Theravāda Vinayapiṭaka

Monks’ rules and their analysis

Monks’ Expiation (Pācittiya) 77

… at Sāvatthī in the Jeta Grove in Anāthapiṇḍika’s monastery. Now at that time the group of six monks intentionally aroused remorse in the group of seventeen monks, saying:

“Your reverences, a rule of training laid down by the lord says that a person under twenty years of age is not to be ordained; and you, (though) under twenty years of age, are ordained. Then perhaps you are not really ordained.” These cried out. Monks spoke thus: “Why do you, your reverences, cry out?”

“Your reverences, this group of six monks intentionally aroused remorse in us.”

Those who were modest monks … spread it about, saying: “How can this group of six monks intentionally arouse remorse in monks?” …

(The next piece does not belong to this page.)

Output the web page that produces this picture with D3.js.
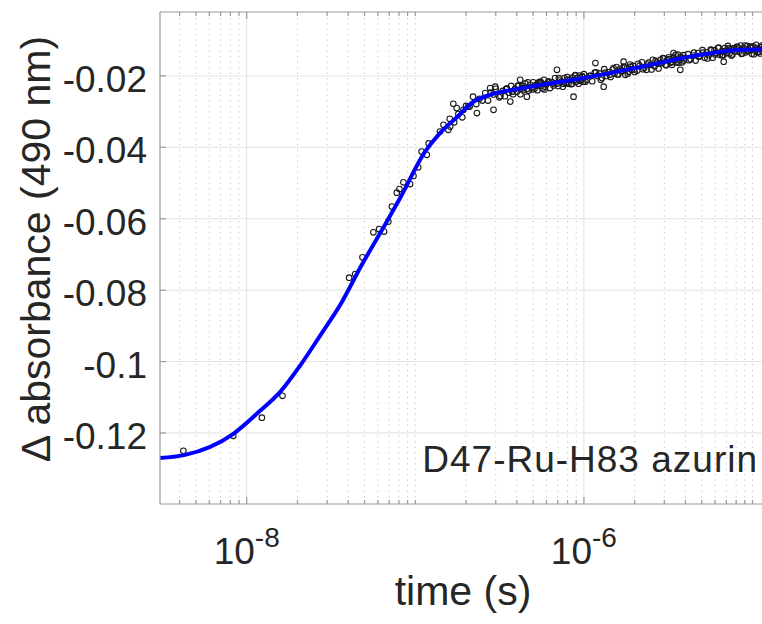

“Is it true, as is said, that you, monks, intentionally aroused remorse in monks?”

“It is true, lord.”

The enlightened one, the lord, rebuked them, saying: “How can you, foolish men, intentionally arouse remorse in monks? It is not, foolish men, for pleasing those who are not (yet) pleased … And thus, monks, this rule of training should be set forth:

Whatever monk should intentionally arouse remorse in a monk thinking, “There will be no comfort for him even for a moment,” if having done it for just this object, not for another, there is an offence of expiation.”


Whatever means: … monk is to be understood in this case.

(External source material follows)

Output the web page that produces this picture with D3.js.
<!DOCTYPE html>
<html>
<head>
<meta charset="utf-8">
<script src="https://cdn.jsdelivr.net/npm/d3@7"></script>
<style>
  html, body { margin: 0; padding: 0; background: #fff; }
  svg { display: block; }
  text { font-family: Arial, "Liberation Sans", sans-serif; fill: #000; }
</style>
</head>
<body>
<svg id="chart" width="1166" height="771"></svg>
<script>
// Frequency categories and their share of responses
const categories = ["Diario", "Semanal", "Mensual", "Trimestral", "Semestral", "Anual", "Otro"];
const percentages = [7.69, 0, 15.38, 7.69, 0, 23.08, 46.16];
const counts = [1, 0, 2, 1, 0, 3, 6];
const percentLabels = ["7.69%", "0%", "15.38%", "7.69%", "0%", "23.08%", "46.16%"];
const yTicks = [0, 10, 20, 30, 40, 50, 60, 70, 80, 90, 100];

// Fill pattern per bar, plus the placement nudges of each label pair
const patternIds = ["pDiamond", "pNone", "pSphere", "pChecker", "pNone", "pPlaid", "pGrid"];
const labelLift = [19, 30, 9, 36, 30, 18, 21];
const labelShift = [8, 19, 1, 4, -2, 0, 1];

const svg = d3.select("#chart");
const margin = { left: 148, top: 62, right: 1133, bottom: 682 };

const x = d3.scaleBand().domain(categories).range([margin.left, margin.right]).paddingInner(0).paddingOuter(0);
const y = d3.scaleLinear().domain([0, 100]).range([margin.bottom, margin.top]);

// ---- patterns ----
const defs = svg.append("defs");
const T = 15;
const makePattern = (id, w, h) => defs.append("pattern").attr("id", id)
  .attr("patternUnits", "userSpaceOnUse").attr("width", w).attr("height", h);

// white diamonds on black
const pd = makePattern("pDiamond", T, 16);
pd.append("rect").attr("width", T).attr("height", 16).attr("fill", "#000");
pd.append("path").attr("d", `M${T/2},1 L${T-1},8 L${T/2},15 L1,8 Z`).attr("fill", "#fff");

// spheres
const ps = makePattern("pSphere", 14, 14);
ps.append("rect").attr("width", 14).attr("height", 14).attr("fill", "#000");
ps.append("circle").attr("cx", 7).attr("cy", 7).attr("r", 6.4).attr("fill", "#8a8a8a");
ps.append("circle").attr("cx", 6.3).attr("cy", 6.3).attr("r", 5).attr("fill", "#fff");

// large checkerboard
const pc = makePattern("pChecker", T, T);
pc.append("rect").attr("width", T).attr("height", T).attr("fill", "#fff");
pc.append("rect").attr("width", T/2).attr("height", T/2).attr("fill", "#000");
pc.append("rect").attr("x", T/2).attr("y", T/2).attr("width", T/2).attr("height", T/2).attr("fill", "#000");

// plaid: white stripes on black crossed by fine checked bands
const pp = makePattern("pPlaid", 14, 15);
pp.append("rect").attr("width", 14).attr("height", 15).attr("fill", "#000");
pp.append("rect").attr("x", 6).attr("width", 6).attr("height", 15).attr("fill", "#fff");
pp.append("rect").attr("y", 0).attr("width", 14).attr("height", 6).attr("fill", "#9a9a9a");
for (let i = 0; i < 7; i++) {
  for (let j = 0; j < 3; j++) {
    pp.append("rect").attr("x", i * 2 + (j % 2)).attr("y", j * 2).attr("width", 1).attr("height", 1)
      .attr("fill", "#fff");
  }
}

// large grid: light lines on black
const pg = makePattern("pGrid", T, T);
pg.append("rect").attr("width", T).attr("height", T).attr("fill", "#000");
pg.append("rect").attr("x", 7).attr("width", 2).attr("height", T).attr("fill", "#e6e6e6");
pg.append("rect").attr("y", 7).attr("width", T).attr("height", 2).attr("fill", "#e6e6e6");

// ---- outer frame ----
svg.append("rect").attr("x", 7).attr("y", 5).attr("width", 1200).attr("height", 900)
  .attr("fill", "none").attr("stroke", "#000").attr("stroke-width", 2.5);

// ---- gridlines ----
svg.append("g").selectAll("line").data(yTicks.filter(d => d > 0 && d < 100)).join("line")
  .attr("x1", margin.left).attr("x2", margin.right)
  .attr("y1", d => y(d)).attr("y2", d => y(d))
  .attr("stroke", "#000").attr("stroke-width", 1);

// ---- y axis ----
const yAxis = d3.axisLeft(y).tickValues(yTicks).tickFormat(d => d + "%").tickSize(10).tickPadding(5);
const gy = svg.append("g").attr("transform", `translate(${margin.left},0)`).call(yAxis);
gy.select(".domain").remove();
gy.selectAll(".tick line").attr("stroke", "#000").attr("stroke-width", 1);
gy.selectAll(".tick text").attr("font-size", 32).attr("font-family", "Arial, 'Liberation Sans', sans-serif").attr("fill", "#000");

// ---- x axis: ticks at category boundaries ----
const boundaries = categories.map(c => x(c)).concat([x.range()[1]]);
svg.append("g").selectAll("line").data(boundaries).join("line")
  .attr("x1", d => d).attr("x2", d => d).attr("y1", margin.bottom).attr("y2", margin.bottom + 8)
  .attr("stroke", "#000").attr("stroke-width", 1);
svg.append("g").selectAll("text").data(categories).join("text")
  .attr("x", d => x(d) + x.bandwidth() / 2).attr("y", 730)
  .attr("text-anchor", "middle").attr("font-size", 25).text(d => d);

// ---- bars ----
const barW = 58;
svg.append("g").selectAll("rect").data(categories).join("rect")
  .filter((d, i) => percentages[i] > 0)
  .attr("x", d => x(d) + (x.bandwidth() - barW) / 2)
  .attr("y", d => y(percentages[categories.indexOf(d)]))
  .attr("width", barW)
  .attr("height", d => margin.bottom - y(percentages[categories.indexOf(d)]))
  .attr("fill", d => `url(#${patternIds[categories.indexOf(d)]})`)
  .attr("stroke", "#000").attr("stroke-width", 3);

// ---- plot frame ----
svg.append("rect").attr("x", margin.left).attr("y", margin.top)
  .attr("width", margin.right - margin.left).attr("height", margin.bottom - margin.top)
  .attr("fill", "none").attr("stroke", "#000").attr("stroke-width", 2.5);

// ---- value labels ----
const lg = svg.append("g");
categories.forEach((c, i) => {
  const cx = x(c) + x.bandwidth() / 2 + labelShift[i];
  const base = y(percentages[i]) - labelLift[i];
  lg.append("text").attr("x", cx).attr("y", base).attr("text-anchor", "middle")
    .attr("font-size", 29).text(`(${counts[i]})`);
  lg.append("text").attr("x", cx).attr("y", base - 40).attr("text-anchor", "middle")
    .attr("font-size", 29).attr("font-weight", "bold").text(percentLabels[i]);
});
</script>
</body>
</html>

In a monk means: in another monk.

Intentionally means: a transgression committed knowingly, consciously, deliberately.

Should arouse remorse means: if he arouses remorse saying: ‘Surely you, (though) under twenty years of age, are ordained, surely you eat at the wrong time, surely you drink strong drink, surely you sit in a private place together with a woman,’ there is an offence of expiation.

Having done it for just this object, not for another means: there comes to be no other object whatever (for which) to arouse remorse.


If he thinks that one is ordained when he is ordained, (and) intentionally arouses remorse, there is an offence of expiation. If he is in doubt as to whether one is ordained… If he thinks that one is not ordained when he is ordained … offence of expiation. If he intentionally arouses remorse in one who is not ordained, there is an offence of wrong-doing. If he thinks that one is ordained when he is not ordained, there is an offence of wrong-doing. If he is in doubt as to whether one is not ordained, there is an offence of wrong-doing. If he thinks that one is not ordained when he is not ordained, there is an offence of wrong-doing.


There is no offence if, not desiring to arouse remorse, he speaks, saying: ‘Surely you, (though) under twenty years of age, are ordained … surely you sit in a private place together with a woman; come now, find out (about it), do not let there come to be remorse for you afterwards;’ if he is mad, if he is the first wrong-doer.